What I’m trying to say is – I love Broadway musicals. I love song-and-dance numbers. I love the emotion, the choreography, the soul, the solos – all of it. But my own experience with live theater is relatively lacking. Growing up, watching a live stage production was just too much work for me. Sign language interpreters helped clue me in to the dialogue going on onstage, but watching the interpreter meant missing the stage action. Opting to watch the actors instead of the interpreters meant I missed out on important lines. I preferred to stick to videos and later, DVDs, so I could enjoy the story with captions and subtitles.

Then last summer, something wonderful happened. At the 2011 HLAA National Convention in Washington, D.C., HLAA arranged for convention goers to attend a captioned live performance of the musical Wicked. I was a little skeptical – accustomed to sign language interpreters, I could not wrap my head around using captions to understand something that was going on live in front of me. I am so glad HLAA introduced me to live theater captioning – thanks to their efforts and the cooperation of the John F. Kennedy Performing Arts Center, I was able to fully enjoy a live theater performance for the first time! I watched the captions in conjunction with the stage performers, much like I use CaptiView to watch a movie. It took a bit getting used to moving my eyes from the captions to the stage, but since I am used to captions on the TV, it was much easier transition for me than I thought it would be. I left the convention with one goal in mind: Bring live theater captioning to Kansas City.

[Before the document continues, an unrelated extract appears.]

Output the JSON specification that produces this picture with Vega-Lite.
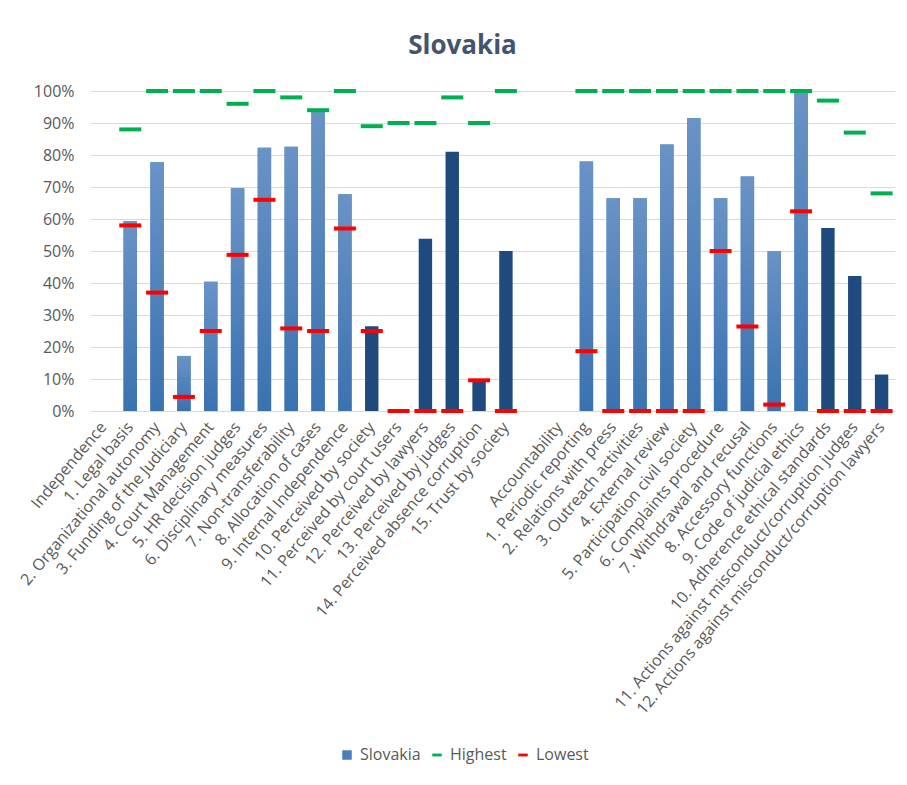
{
  "$schema": "https://vega.github.io/schema/vega-lite/v6.json",
  "autosize": {"type": "none"},
  "width": 805,
  "height": 320,
  "padding": {"left": 90, "top": 91, "right": 12, "bottom": 374},
  "background": "white",
  "title": {
    "text": "Slovakia",
    "font": "Open Sans",
    "fontSize": 26,
    "fontWeight": "bold",
    "color": "#44546a",
    "anchor": "middle",
    "dx": -30,
    "offset": 24
  },
  "config": {
    "view": {"stroke": null},
    "font": "Open Sans",
    "axis": {"labelFont": "Open Sans", "labelColor": "#595959"},
    "axisY": {
      "labelFontSize": 16,
      "labelPadding": 16,
      "labelOverlap": false,
      "ticks": false,
      "domain": false,
      "grid": true,
      "gridColor": "#d9d9d9",
      "gridWidth": 1,
      "title": null
    },
    "legend": {"labelFont": "Open Sans", "labelColor": "#595959"}
  },
  "data": {
    "values": [
      {"cat": "Independence", "slovakia": null, "highest": null, "lowest": null, "kind": "none"},
      {"cat": "1. Legal basis", "slovakia": 59.4, "highest": 88, "lowest": 58, "kind": "light"},
      {"cat": "2. Organizational autonomy", "slovakia": 77.7, "highest": 100, "lowest": 37, "kind": "light"},
      {"cat": "3. Funding of the Judiciary", "slovakia": 17.2, "highest": 100, "lowest": 4.4, "kind": "light"},
      {"cat": "4. Court Management", "slovakia": 40.4, "highest": 100, "lowest": 25, "kind": "light"},
      {"cat": "5. HR decision judges", "slovakia": 69.6, "highest": 96, "lowest": 48.8, "kind": "light"},
      {"cat": "6. Disciplinary measures", "slovakia": 82.3, "highest": 100, "lowest": 66, "kind": "light"},
      {"cat": "7. Non-transferability", "slovakia": 82.6, "highest": 98, "lowest": 25.8, "kind": "light"},
      {"cat": "8. Allocation of cases", "slovakia": 94, "highest": 94, "lowest": 25, "kind": "light"},
      {"cat": "9. Internal Independence", "slovakia": 67.7, "highest": 100, "lowest": 57, "kind": "light"},
      {"cat": "10. Perceived by society", "slovakia": 26.5, "highest": 89, "lowest": 25, "kind": "dark"},
      {"cat": "11. Perceived by court users", "slovakia": 0, "highest": 90, "lowest": 0, "kind": "dark"},
      {"cat": "12. Perceived by lawyers", "slovakia": 53.8, "highest": 90, "lowest": 0, "kind": "dark"},
      {"cat": "13. Perceived by judges", "slovakia": 81, "highest": 98, "lowest": 0, "kind": "dark"},
      {"cat": "14. Perceived absence corruption", "slovakia": 9.6, "highest": 90, "lowest": 9.6, "kind": "dark"},
      {"cat": "15. Trust by society", "slovakia": 50, "highest": 100, "lowest": 0, "kind": "dark"},
      {"cat": " ", "slovakia": null, "highest": null, "lowest": null, "kind": "none"},
      {"cat": "Accountability", "slovakia": null, "highest": null, "lowest": null, "kind": "none"},
      {"cat": "1. Periodic reporting", "slovakia": 78, "highest": 100, "lowest": 18.7, "kind": "light"},
      {"cat": "2. Relations with press", "slovakia": 66.5, "highest": 100, "lowest": 0, "kind": "light"},
      {"cat": "3. Outreach activities", "slovakia": 66.5, "highest": 100, "lowest": 0, "kind": "light"},
      {"cat": "4. External review", "slovakia": 83.3, "highest": 100, "lowest": 0, "kind": "light"},
      {"cat": "5. Participation civil society", "slovakia": 91.6, "highest": 100, "lowest": 0, "kind": "light"},
      {"cat": "6. Complaints procedure", "slovakia": 66.5, "highest": 100, "lowest": 50, "kind": "light"},
      {"cat": "7. Withdrawal and recusal", "slovakia": 73.3, "highest": 100, "lowest": 26.4, "kind": "light"},
      {"cat": "8. Accessory functions", "slovakia": 50, "highest": 100, "lowest": 2, "kind": "light"},
      {"cat": "9. Code of judicial ethics", "slovakia": 100, "highest": 100, "lowest": 62.4, "kind": "light"},
      {"cat": "10. Adherence ethical standards", "slovakia": 57.2, "highest": 97, "lowest": 0, "kind": "dark"},
      {"cat": "11. Actions against misconduct/corruption judges", "slovakia": 42.2, "highest": 87, "lowest": 0, "kind": "dark"},
      {"cat": "12. Actions against misconduct/corruption lawyers", "slovakia": 11.4, "highest": 68, "lowest": 0, "kind": "dark"}
    ]
  },
  "encoding": {
    "x": {
      "field": "cat",
      "type": "nominal",
      "sort": null,
      "scale": {
        "domain": ["Independence", "1. Legal basis", "2. Organizational autonomy", "3. Funding of the Judiciary", "4. Court Management", "5. HR decision judges", "6. Disciplinary measures", "7. Non-transferability", "8. Allocation of cases", "9. Internal Independence", "10. Perceived by society", "11. Perceived by court users", "12. Perceived by lawyers", "13. Perceived by judges", "14. Perceived absence corruption", "15. Trust by society", " ", "Accountability", "1. Periodic reporting", "2. Relations with press", "3. Outreach activities", "4. External review", "5. Participation civil society", "6. Complaints procedure", "7. Withdrawal and recusal", "8. Accessory functions", "9. Code of judicial ethics", "10. Adherence ethical standards", "11. Actions against misconduct/corruption judges", "12. Actions against misconduct/corruption lawyers"],
        "paddingInner": 0.5,
        "paddingOuter": 0.25,
        "align": 0.5
      },
      "axis": {
        "title": null,
        "labelAngle": -50,
        "labelFontSize": 16,
        "labelPadding": 13,
        "labelOverlap": false,
        "ticks": false,
        "domain": false,
        "grid": false,
        "labelLimit": 500
      }
    }
  },
  "layer": [
    {
      "transform": [{"filter": "datum.kind === 'light'"}],
      "mark": {"type": "bar"},
      "encoding": {
        "y": {
          "field": "slovakia",
          "type": "quantitative",
          "scale": {"domain": [0, 100], "nice": false},
          "axis": {
            "title": null,
            "values": [0, 10, 20, 30, 40, 50, 60, 70, 80, 90, 100],
            "labelExpr": "datum.value + '%'"
          }
        },
        "color": {
          "datum": "Slovakia",
          "type": "nominal",
          "scale": {
            "domain": ["Slovakia", "Highest", "Lowest"],
            "range": ["#4a7ebb", "#00b050", "#ff0000"]
          },
          "legend": {
            "title": null,
            "orient": "none",
            "direction": "horizontal",
            "legendX": 249,
            "legendY": 656,
            "labelFontSize": 16,
            "labelOffset": 5,
            "symbolSize": 90,
            "columnPadding": 8,
            "symbolOpacity": 1,
            "encode": {
              "symbols": {
                "update": {
                  "shape": {"signal": "datum.value === 'Slovakia' ? 'square' : 'M-1,-0.3H1V0.3H-1Z'"},
                  "strokeWidth": {"value": 0}
                }
              }
            }
          }
        }
      }
    },
    {
      "transform": [{"filter": "datum.kind === 'light'"}],
      "mark": {
        "type": "bar",
        "color": {
          "gradient": "linear",
          "x1": 0, "y1": 0, "x2": 0, "y2": 1,
          "stops": [
            {"offset": 0, "color": "#6a93c6"},
            {"offset": 1, "color": "#3a72b0"}
          ]
        }
      },
      "encoding": {
        "y": {
          "field": "slovakia",
          "type": "quantitative",
          "axis": {"title": null, "values": [0, 10, 20, 30, 40, 50, 60, 70, 80, 90, 100], "labelExpr": "datum.value + '%'"}
        }
      }
    },
    {
      "transform": [{"filter": "datum.kind === 'dark'"}],
      "mark": {"type": "bar", "color": "#1f4a7e"},
      "encoding": {
        "y": {
          "field": "slovakia",
          "type": "quantitative",
          "axis": {"title": null, "values": [0, 10, 20, 30, 40, 50, 60, 70, 80, 90, 100], "labelExpr": "datum.value + '%'"}
        }
      }
    },
    {
      "mark": {"type": "tick", "size": 22, "thickness": 4, "opacity": 1},
      "encoding": {
        "y": {
          "field": "highest",
          "type": "quantitative",
          "axis": {"title": null, "values": [0, 10, 20, 30, 40, 50, 60, 70, 80, 90, 100], "labelExpr": "datum.value + '%'"}
        },
        "color": {"datum": "Highest", "type": "nominal"}
      }
    },
    {
      "mark": {"type": "tick", "size": 22, "thickness": 4, "opacity": 1},
      "encoding": {
        "y": {
          "field": "lowest",
          "type": "quantitative",
          "axis": {"title": null, "values": [0, 10, 20, 30, 40, 50, 60, 70, 80, 90, 100], "labelExpr": "datum.value + '%'"}
        },
        "color": {"datum": "Lowest", "type": "nominal"}
      }
    }
  ]
}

Earlier this year, I found out that Les Miserables, one of my favorite musicals, would be coming to Kansas City and immediately started asking questions. Could it be captioned? Who would caption it?  How do I contact the theater? The production company? After a few months of dead ends and wild goose chases, I happened to see a billboard advertising Les Miz being brought to Kansas City by the Theater League. I sent the Theater League and email and discovered they already had a captioning device available. Mark Edelman, Executive Director of the Theater League, graciously invited members of our HLAAKC Steering Committee to check it out.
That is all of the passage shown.